Avec Emmanuelle, on pouvait jouer sur toutes ces facettes. Je dirais que ça a été une histoire naturelle, avec de la confiance immédiate entre nous. Elle était dans un abandon total: j'ai eu de la chance. Il n'y avait pas de résistance.

Elle a fait souffler un vrai élan de liberté pour le film. Et c'est ce qu'il fallait puisque tout y est basé sur l'instinct, le ressenti et la sensibilité. Et non sur la psychologisation. Elle l'a bien compris, l'a accepté et nous a donné le meilleur d'elle. Je n'ai pas senti d'appréhension de son côté. Elle n'a pas consulté le scénario. C'était son souhait.

Elle découvrait la trame et les dialogues au fur et à mesure du tournage. C'était assez fou de la voir, au gré des journées, recomposer le personnage, sans avoir envie de comprendre mais en étant constamment à l'affut de tout. C'était un exercice intéressant. Le fait d'être acteur m'a aidé car ça élimine l'angoisse de ne pas savoir comment aborder le jeu. On a davantage de confiance pour communiquer avec les acteurs.

Emmanuelle Béart dans "L'Etreinte". © Pyramide Distribution.

Une mise en scène sensorielle     

J'ai fait le choix de tourner en pellicule pour plein de raisons, notamment parce que le film fait référence à des portraits de femmes que j'ai vus enfant. Je voulais retrouver cette patine des films des années 70-80. Et je fais très peu de prises…  Vous savez, avec la pellicule, c'est différent car on sait qu'on ne peut pas faire 750 prises. Tout s'inscrit dans certaine une temporalité qui nous pousse à nous lancer…

Il faut dire qu'Emmanuelle le permet. J'obtenais toujours vite ce que je voulais.
Elle fait tout de suite jaillir des choses avec justesse et précision. (...) J'avais à cœur de filmer les silences, les moments qui s'arrêtent, les contemplations, Margaux qui regarde la nuit, qui observe des joueurs de foot, seule avec elle-même… Ce sont ses gestes qui ont constitué le rythme du film et le rapport au temps. Ils ont dicté la réalisation.

J'adore le silence. C'est lié à ma sensibilité, j'aurais encore pu en mettre plus (rires). J'aime ces moments où tout se passe et rien ne se passe. Le silence, c'est ça. Il est une respiration, il permet de reprendre son souffle, c'est le poumon du rapport à l'autre. Je voulais par ailleurs enfermer le personnage dans le cadre, en étant le plus proche de lui.
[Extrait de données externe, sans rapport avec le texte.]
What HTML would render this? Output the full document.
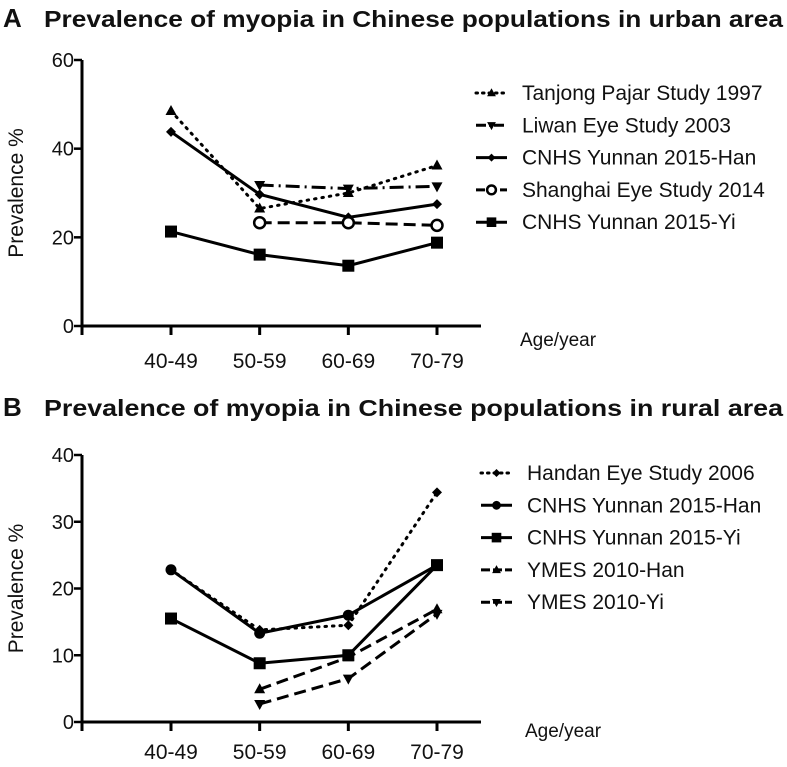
<!DOCTYPE html>
<html><head><meta charset="utf-8"><style>
body{margin:0;background:#fff;width:787px;height:762px;overflow:hidden}
svg text{font-family:"Liberation Sans",Arial,sans-serif;fill:#111}
</style></head><body>
<svg id="chart" width="787" height="762" xmlns="http://www.w3.org/2000/svg"></svg>
<script>
const categories=["40-49","50-59","60-69","70-79"];
const urbanNames=["Tanjong Pajar Study 1997","Liwan Eye Study 2003","CNHS Yunnan 2015-Han","Shanghai Eye Study  2014","CNHS Yunnan 2015-Yi"];
const urbanTanjong=[48.5,26.5,30,36.2];
const urbanLiwan=[null,31.8,31,31.5];
const urbanHan=[43.8,29.7,24.5,27.5];
const urbanShanghai=[null,23.3,23.3,22.7];
const urbanYi=[21.3,16.1,13.6,18.8];
const urbanTicks=[0,20,40,60];
const ruralNames=["Handan Eye Study 2006","CNHS Yunnan 2015-Han","CNHS Yunnan 2015-Yi","YMES 2010-Han","YMES 2010-Yi"];
const ruralHandan=[22.8,13.8,14.5,34.4];
const ruralHan=[22.8,13.3,16.0,23.5];
const ruralYi=[15.5,8.8,10.0,23.5];
const ruralYmesHan=[null,4.9,9.7,16.9];
const ruralYmesYi=[null,2.7,6.5,16.2];
const ruralTicks=[0,10,20,30,40];

const NS="http://www.w3.org/2000/svg";
const svg=document.getElementById('chart');
function mk(tag,attrs,parent){const e=document.createElementNS(NS,tag);for(const k in attrs)e.setAttribute(k,attrs[k]);(parent||svg).appendChild(e);return e;}
const xPos=[171,260,348,437];
function xScale(i){return xPos[0]+i*(xPos[3]-xPos[0])/3;}

function marker(g,type,x,y,s){
  s=s||1;
  let e;
  if(type==='tri') e=mk('polygon',{points:`${x},${y-6*s} ${x-5.5*s},${y+4*s} ${x+5.5*s},${y+4*s}`,fill:'#000'},g);
  else if(type==='tridown') e=mk('polygon',{points:`${x},${y+6*s} ${x-5.5*s},${y-4*s} ${x+5.5*s},${y-4*s}`,fill:'#000'},g);
  else if(type==='diamond') e=mk('polygon',{points:`${x},${y-5*s} ${x+5*s},${y} ${x},${y+5*s} ${x-5*s},${y}`,fill:'#000'},g);
  else if(type==='circleOpen') e=mk('circle',{cx:x,cy:y,r:5.5*s,fill:'#fff',stroke:'#000','stroke-width':2.5},g);
  else if(type==='circle') e=mk('circle',{cx:x,cy:y,r:5.5*s,fill:'#000'},g);
  else e=mk('rect',{x:x-6*s,y:y-6*s,width:12*s,height:12*s,fill:'#000'},g);
  
  
}
const dashes={solid:'',dot:'1.5 6',dash:'12 6',dashdot:'14 5 2 5'};

function panel(opt){
  const {letter,title,titleY,top,bottom,max,ticks,series,legendY,legX,prefix,xLabOff,ageOff}=opt;
  const y=v=>bottom-(v/max)*(bottom-top);
  const g=mk('g',{});
  
  const L=mk('text',{x:3,y:titleY,'font-size':26,'font-weight':'bold'},g);L.textContent=letter;
  
  const T=mk('text',{x:44,y:titleY,'font-size':23,'font-weight':'bold',textLength:739,lengthAdjust:'spacingAndGlyphs'},g);T.textContent=title;
  
  const ax=mk('path',{d:`M82,${top} L82,${bottom} L481,${bottom}`,fill:'none',stroke:'#000','stroke-width':3},g);
  
  ticks.forEach(t=>{
    mk('line',{x1:74,x2:82,y1:y(t),y2:y(t),stroke:'#000','stroke-width':2.5},g);
    const tt=mk('text',{x:74,y:y(t)+7,'font-size':20,'text-anchor':'end'},g);tt.textContent=t;
    
  });
  mk('line',{x1:82,x2:82,y1:bottom,y2:bottom+9,stroke:'#000','stroke-width':3},g);
  categories.forEach((c,i)=>{
    mk('line',{x1:xScale(i),x2:xScale(i),y1:bottom,y2:bottom+9,stroke:'#000','stroke-width':3},g);
    const tt=mk('text',{x:xScale(i),y:bottom+xLabOff,'font-size':21,'text-anchor':'middle'},g);tt.textContent=c;
    
  });
  const yt=mk('text',{x:0,y:0,'font-size':21,'text-anchor':'middle',transform:`translate(23,${(top+bottom)/2}) rotate(-90)`},g);yt.textContent='Prevalence %';
  
  const xt=mk('text',{x:legX-2,y:bottom+ageOff,'font-size':19},g);xt.textContent='Age/year';
  
  series.forEach((s,si)=>{
    const sg=mk('g',{},g);
    
    let d='';s.vals.forEach((v,i)=>{if(v==null)return;d+=(d?'L':'M')+xScale(i)+','+y(v);});
    mk('path',{d,fill:'none',stroke:'#000','stroke-width':3,'stroke-dasharray':dashes[s.dash],'stroke-linecap':s.dash==='dot'?'round':'butt'},sg);
    s.vals.forEach((v,i)=>{if(v!=null)marker(sg,s.m,xScale(i),y(v));});
    const ly=legendY+si*32.3;
    const lg=mk('g',{},g);
    
    const lx=legX-46;
    mk('line',{x1:lx,x2:lx+31,y1:ly,y2:ly,stroke:'#000','stroke-width':3,'stroke-dasharray':s.dash==='solid'?'':(s.dash==='dot'?'1.5 5':(s.dash==='dash'?'9 3':'10 3 2 3')),'stroke-linecap':s.dash==='dot'?'round':'butt'},lg);
    marker(lg,s.m,lx+15.5,ly,0.8);
    const lt=mk('text',{x:legX,y:ly+7,'font-size':21},lg);lt.textContent=s.name;
  });
}
panel({letter:'A',prefix:'urban',title:'Prevalence of myopia in Chinese populations in urban area',titleY:27,top:60,bottom:326,max:60,ticks:urbanTicks,legendY:93,legX:522,xLabOff:42,ageOff:20,
 series:[{key:'tanjong',name:urbanNames[0],vals:urbanTanjong,dash:'dot',m:'tri'},
 {key:'liwan',name:urbanNames[1],vals:urbanLiwan,dash:'dashdot',m:'tridown'},
 {key:'han',name:urbanNames[2],vals:urbanHan,dash:'solid',m:'diamond'},
 {key:'shanghai',name:urbanNames[3],vals:urbanShanghai,dash:'dash',m:'circleOpen'},
 {key:'yi',name:urbanNames[4],vals:urbanYi,dash:'solid',m:'square'}]});
panel({letter:'B',prefix:'rural',title:'Prevalence of myopia in Chinese populations in rural area',titleY:416,top:455,bottom:722,max:40,ticks:ruralTicks,legendY:473,legX:527,xLabOff:37,ageOff:15,
 series:[{key:'handan',name:ruralNames[0],vals:ruralHandan,dash:'dot',m:'diamond'},
 {key:'han',name:ruralNames[1],vals:ruralHan,dash:'solid',m:'circle'},
 {key:'yi',name:ruralNames[2],vals:ruralYi,dash:'solid',m:'square'},
 {key:'ymes-han',name:ruralNames[3],vals:ruralYmesHan,dash:'dash',m:'tri'},
 {key:'ymes-yi',name:ruralNames[4],vals:ruralYmesYi,dash:'dash',m:'tridown'}]});
</script>
</body></html>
Là est le paradoxe puisqu'il s'agit de l'enfermer pour parler de son rapport à la liberté, à la libération. L'air circule ailleurs, par la peau, les regards, sa vision des choses, du réel, des hommes.

Le toucher, c'est le sens du film. Parfois, on n'a pas de prise sur les choses : on essaye d'attraper, de toucher et d'accepter la peau de l'autre, en vain... Le spectateur est en tout cas tout de suite placé à l'endroit de l'intimité, il entre très vite dans l'étreinte, devenant comme une sorte de troisième personnage.